_Do this_
Skipping all pictures, set down the lines of the listing from the first through the one with "Arial, Helvetica, sans-serif';".

_Dataset excerpt_
┌──

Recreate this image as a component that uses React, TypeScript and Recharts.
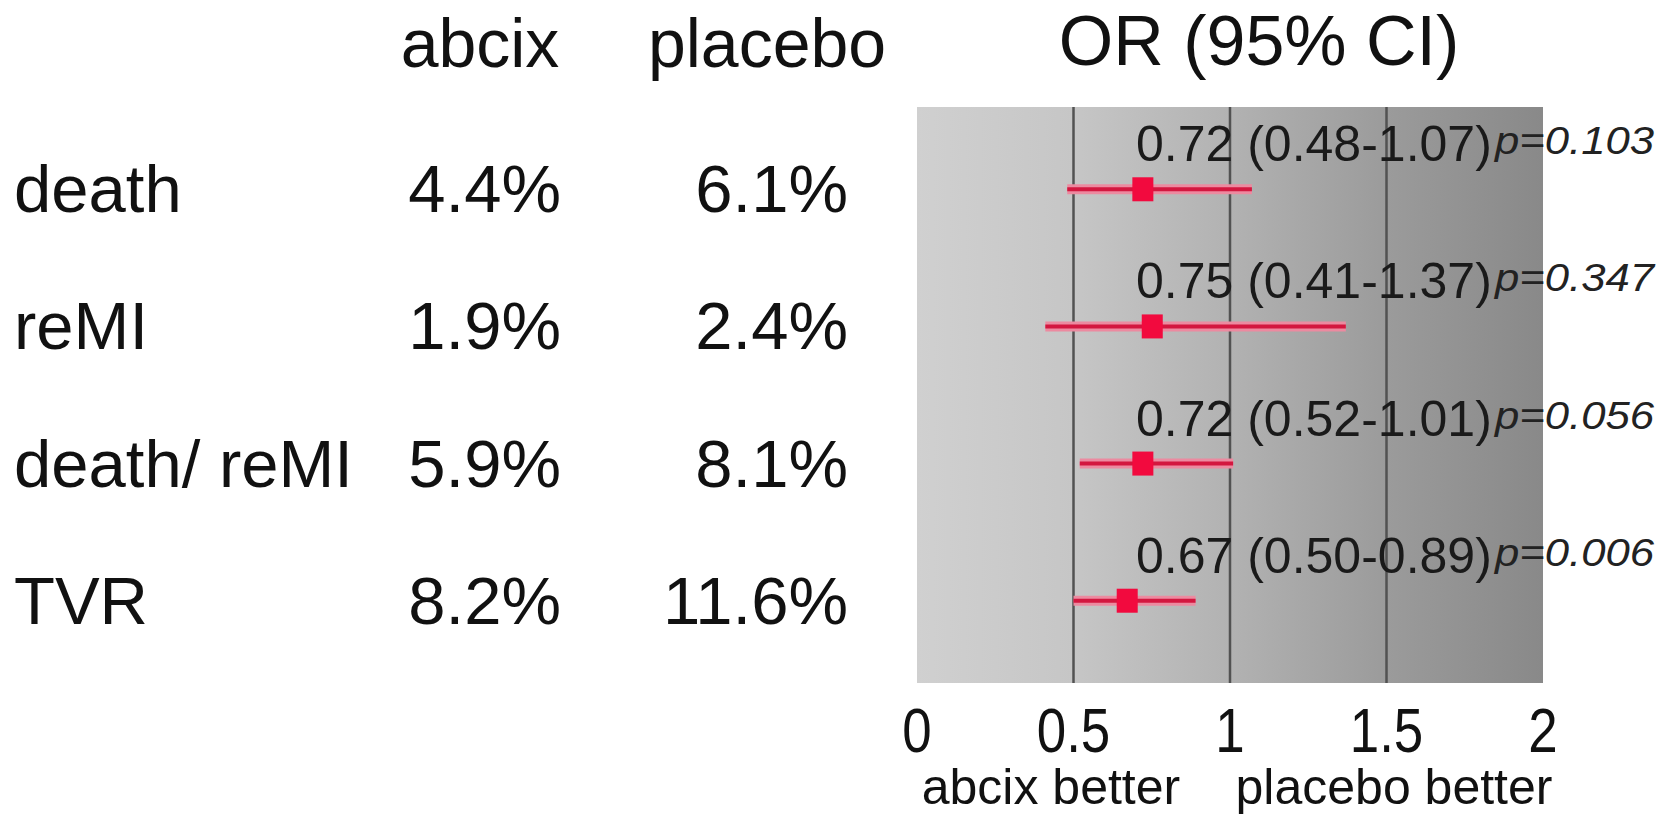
import React from 'react';
import {
  ComposedChart, Scatter, XAxis, YAxis, ErrorBar, ReferenceLine, CartesianGrid,
} from 'recharts';

const FONT = '"Liberation Sans", Arial, Helvetica, sans-serif';

// outcome rows, top to bottom
const outcomes = ['death', 'reMI', 'death/ reMI', 'TVR'];
const abcixRates = [4.4, 1.9, 5.9, 8.2];
const placeboRates = [6.1, 2.4, 8.1, 11.6];
const oddsRatios = [0.72, 0.75, 0.72, 0.67];
const ciLower = [0.48, 0.41, 0.52, 0.5];
const ciUpper = [1.07, 1.37, 1.01, 0.89];
const pValues = ['0.103', '0.347', '0.056', '0.006'];

const xTicks = [0, 0.5, 1, 1.5, 2];
const gridLines = [0.5, 1, 1.5];

const rows = outcomes.map((name, i) => ({
  name,
  row: i,
  or: oddsRatios[i],
  ci: [oddsRatios[i] - ciLower[i], ciUpper[i] - oddsRatios[i]],
}));

// one table row: outcome, event rates, OR text and p value
function RowTick({ y, payload }: any) {
  const i = payload.value as number;
  const base = y + 23;
  return (
    <g fontFamily={FONT} fill="#111">
      <text x={14} y={base} fontSize={67}>{outcomes[i]}</text>
      <text x={561} y={base} fontSize={67} textAnchor="end">{abcixRates[i].toFixed(1)}%</text>
      <text x={848} y={base} fontSize={67} textAnchor="end">{placeboRates[i].toFixed(1)}%</text>
      <text x={1136} y={y - 28} fontSize={50} fill="#1a1a1a">
        {`${oddsRatios[i].toFixed(2)} (${ciLower[i].toFixed(2)}-${ciUpper[i].toFixed(2)})`}
      </text>
      <text
        transform={`translate(1495, ${y - 35}) scale(1.12, 1)`}
        fontSize={39}
        fontStyle="italic"
        fill="#222"
      >
        {`p=${pValues[i]}`}
      </text>
    </g>
  );
}

function OddsTick({ x, y, payload }: any) {
  return (
    <text
      transform={`translate(${x}, ${y + 61}) scale(0.84, 1)`}
      textAnchor="middle"
      fontSize={63}
      fontFamily={FONT}
      fill="#111"
    >
      {payload.value}
    </text>
  );
}

function SideLabels({ viewBox }: any) {
  const { x, y, width } = viewBox;
  return (
    <g fontFamily={FONT} fontSize={50} fill="#111" textAnchor="middle">
      <text x={x + width * 0.214} y={y + 121}>abcix better</text>
      <text x={x + width * 0.762} y={y + 121}>placebo better</text>
    </g>
  );
}

function SquareMarker({ cx, cy }: any) {
  return <rect x={cx - 10} y={cy - 12} width={21} height={24} fill="#f20a3e" />;
}

export default function App() {
  return (
    <div style={{ position: 'absolute', left: 0, top: 0, width: 1674, height: 816, background: '#fff' }}>
      <svg width={1674} height={110} style={{ position: 'absolute', left: 0, top: 0 }}>
        <g fontFamily={FONT} fontSize={68} fill="#111" textAnchor="middle">
          <text x={480} y={67}>abcix</text>
          <text x={767} y={67}>placebo</text>
          <text x={1259} y={65} fontSize={70}>OR (95% CI)</text>
        </g>
      </svg>
      <div style={{ position: 'absolute', left: 0, top: 0 }}>
        <ComposedChart
          width={1674}
          height={816}
          data={rows}
          margin={{ top: 107, right: 131, bottom: 0, left: 0 }}
        >
          <defs>
            <linearGradient id="orBg" x1="0" y1="0" x2="1" y2="0">
              <stop offset="0%" stopColor="#d0d0d0" />
              <stop offset="25%" stopColor="#c6c6c6" />
              <stop offset="50%" stopColor="#b2b2b2" />
              <stop offset="75%" stopColor="#9b9b9b" />
              <stop offset="100%" stopColor="#898989" />
            </linearGradient>
          </defs>
          <CartesianGrid fill="url(#orBg)" horizontal={false} vertical={false} />
          <XAxis
            type="number"
            dataKey="or"
            domain={[0, 2]}
            ticks={xTicks}
            interval={0}
            axisLine={false}
            tickLine={false}
            height={133}
            tick={<OddsTick />}
            label={<SideLabels />}
          />
          <YAxis
            type="number"
            dataKey="row"
            domain={[-0.6, 3.6]}
            reversed
            ticks={rows.map((r) => r.row)}
            interval={0}
            axisLine={false}
            tickLine={false}
            width={917}
            tick={<RowTick />}
          />
          {gridLines.map((v) => (
            <ReferenceLine key={v} x={v} stroke="#525252" strokeWidth={2.5} />
          ))}
          <Scatter data={rows} dataKey="or" shape={<SquareMarker />} isAnimationActive={false}>
            <ErrorBar dataKey="ci" direction="x" width={0} stroke="#ec8aa0" strokeWidth={10} isAnimationActive={false} />
            <ErrorBar dataKey="ci" direction="x" width={0} stroke="#d3173f" strokeWidth={4} isAnimationActive={false} />
          </Scatter>
        </ComposedChart>
      </div>
    </div>
  );
}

└──

_Response_
Recreate this image as a component that uses React, TypeScript and Recharts.
import React from 'react';
import {
  ComposedChart, Scatter, XAxis, YAxis, ErrorBar, ReferenceLine, CartesianGrid,
} from 'recharts';

const FONT = '"Liberation Sans", Arial, Helvetica, sans-serif';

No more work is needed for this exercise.